6. Bolton 2-1 Arsenal (Apr 2011)
Another year in which the league table failed to fully demonstrate the Gunners’ inglorious 11th-hour collapse. The 15 points they flittered away in the final seven games would have been enough to turn fourth into first, so really it was one long extended moment of decline that did for their title challenge. But if one snapshot served as a living summary of how far they’d fallen – and how quickly – it was when the Israeli Tamir Cohen powered home a last-minute header for Bolton at the Reebok Stadium to spark a run of three defeats in four, just as the heat was turned up on Wenger’s men.

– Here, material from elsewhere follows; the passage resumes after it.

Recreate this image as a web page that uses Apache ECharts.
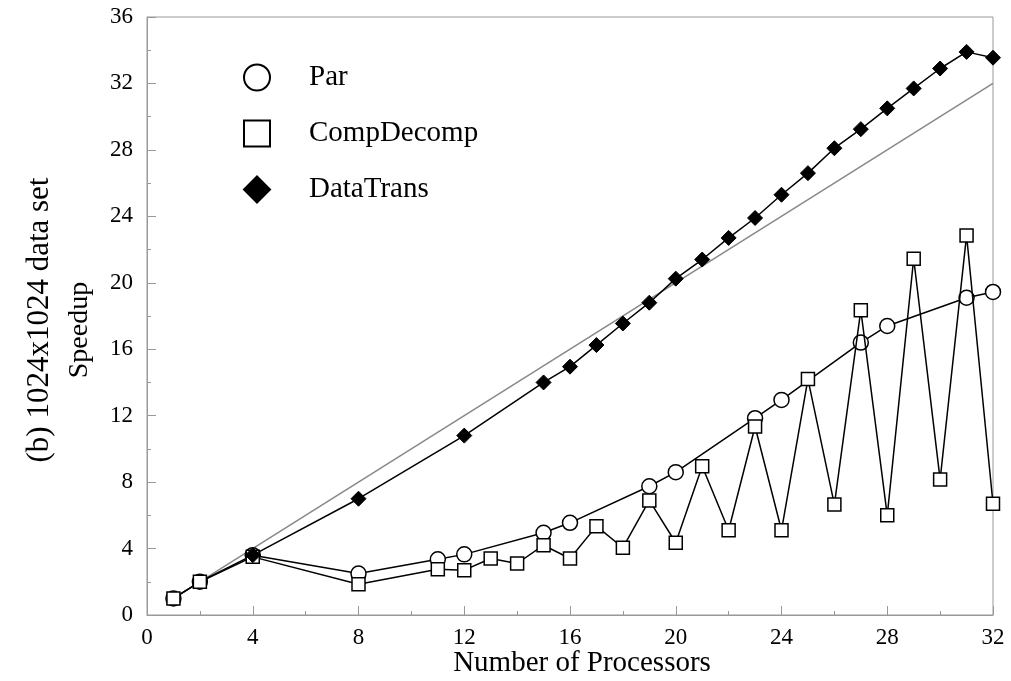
<!DOCTYPE html>
<html>
<head>
<meta charset="utf-8">
<title>Speedup 1024x1024</title>
<script src="https://cdn.jsdelivr.net/npm/echarts@6/dist/echarts.min.js"></script>
<style>
  html, body { margin: 0; padding: 0; background: #fff; }
  #main { width: 1011px; height: 681px; }
</style>
</head>
<body>
<div id="main"></div>
<script>
// 数据：处理器数量 / 加速比
var parX = [1, 2, 4, 8, 11, 12, 15, 16, 19, 20, 23, 24, 27, 28, 31, 32];
var parY = [1.0, 2.0, 3.6, 2.5, 3.35, 3.65, 4.95, 5.55, 7.75, 8.6, 11.85, 12.95, 16.4, 17.4, 19.1, 19.45];

var compX = [1, 2, 4, 8, 11, 12, 13, 14, 15, 16, 17, 18, 19, 20, 21, 22, 23, 24, 25, 26, 27, 28, 29, 30, 31, 32];
var compY = [1.0, 2.0, 3.5, 1.85, 2.75, 2.7, 3.4, 3.1, 4.2, 3.4, 5.35, 4.05, 6.9, 4.35, 8.95, 5.1, 11.35, 5.1, 14.2, 6.65, 18.35, 6.0, 21.45, 8.15, 22.85, 6.7];

var dataX = [4, 8, 12, 15, 16, 17, 18, 19, 20, 21, 22, 23, 24, 25, 26, 27, 28, 29, 30, 31, 32];
var dataY = [3.6, 7.0, 10.8, 14.0, 14.95, 16.25, 17.55, 18.8, 20.25, 21.4, 22.7, 23.9, 25.3, 26.6, 28.1, 29.25, 30.5, 31.7, 32.9, 33.9, 33.55];

// 线性加速比参考线
var idealX = [1, 32];
var idealY = [1, 32];

function pairs(xs, ys) {
    return xs.map(function (x, i) { return [x, ys[i]]; });
}

var serif = '"Liberation Serif", "DejaVu Serif", serif';

var myChart = echarts.init(document.getElementById('main'));
var option = {
    animation: false,
    backgroundColor: '#fff',
    grid: {
        left: 147,
        right: 18,
        top: 17,
        bottom: 66,
        show: true,
        borderColor: '#999',
        borderWidth: 1
    },
    legend: {
        orient: 'vertical',
        left: 238,
        top: 58,
        itemWidth: 26,
        itemHeight: 26,
        itemGap: 27,
        textStyle: {fontFamily: serif, fontSize: 29, color: '#000', padding: [0, 0, 0, 34]},
        data: [
            {name: 'Par', icon: 'circle'},
            {name: 'CompDecomp', icon: 'rect'},
            {name: 'DataTrans', icon: 'diamond'}
        ],
        selectedMode: false
    },
    graphic: [
        {
            type: 'text',
            x: 40,
            y: 320,
            rotation: Math.PI / 2,
            style: {
                text: '(b) 1024x1024 data set',
                font: '31px ' + serif,
                fill: '#000',
                align: 'center',
                verticalAlign: 'middle'
            }
        },
        {
            type: 'text',
            x: 80,
            y: 330,
            rotation: Math.PI / 2,
            style: {
                text: 'Speedup',
                font: '28px ' + serif,
                fill: '#000',
                align: 'center',
                verticalAlign: 'middle'
            }
        },
        {
            type: 'text',
            x: 582,
            y: 663,
            style: {
                text: 'Number of Processors',
                font: '29px ' + serif,
                fill: '#000',
                align: 'center',
                verticalAlign: 'middle'
            }
        }
    ],
    xAxis: {
        type: 'value',
        min: 0,
        max: 32,
        interval: 4,
        axisLine: {lineStyle: {color: '#999', width: 1}},
        axisTick: {inside: true, length: 9, lineStyle: {color: '#999'}},
        minorTick: {show: true, splitNumber: 2, length: 4, lineStyle: {color: '#999'}},
        axisLabel: {fontFamily: serif, fontSize: 23, color: '#000', margin: 11},
        splitLine: {show: false}
    },
    yAxis: {
        type: 'value',
        min: 0,
        max: 36,
        interval: 4,
        axisLine: {show: true, lineStyle: {color: '#999', width: 1}},
        axisTick: {show: true, inside: true, length: 9, lineStyle: {color: '#999'}},
        minorTick: {show: true, splitNumber: 2, length: 4, lineStyle: {color: '#999'}},
        axisLabel: {fontFamily: serif, fontSize: 23, color: '#000', margin: 14},
        splitLine: {show: false}
    },
    series: [
        {
            name: 'ideal',
            type: 'line',
            data: pairs(idealX, idealY),
            symbol: 'none',
            silent: true,
            z: 1,
            lineStyle: {color: '#888', width: 1.5}
        },
        {
            name: 'Par',
            type: 'line',
            data: pairs(parX, parY),
            symbol: 'circle',
            symbolSize: 15,
            z: 3,
            lineStyle: {color: '#000', width: 1.5},
            itemStyle: {color: '#fff', borderColor: '#000', borderWidth: 1.5}
        },
        {
            name: 'CompDecomp',
            type: 'line',
            data: pairs(compX, compY),
            symbol: 'rect',
            symbolSize: 13,
            z: 4,
            lineStyle: {color: '#000', width: 1.5},
            itemStyle: {color: '#fff', borderColor: '#000', borderWidth: 1.5}
        },
        {
            name: 'DataTrans',
            type: 'line',
            data: pairs(dataX, dataY),
            symbol: 'diamond',
            symbolSize: 15,
            z: 5,
            lineStyle: {color: '#000', width: 1.5},
            itemStyle: {color: '#000', borderColor: '#000', borderWidth: 1}
        }
    ]
};
myChart.setOption(option);
</script>
</body>
</html>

7. Liverpool 5-1 Arsenal (Feb 2014)
Arsenal spent more days on top of the Premier League in 2013/14 than any other side, but after shipping five goals and slipping from the summit on February 8, their season went into freefall. The psychological baggage they collected on a horror afternoon at Anfield against the lethal Liverpool trio of Sturridge, Suarez and Sterling ended the Gunners’ championship challenge in the head long before it did on paper, as a thousand column inches worth of doubt directed at Wenger’s fragile side were vindicated in a masterclass from Brendan Rodgers’ title chasers.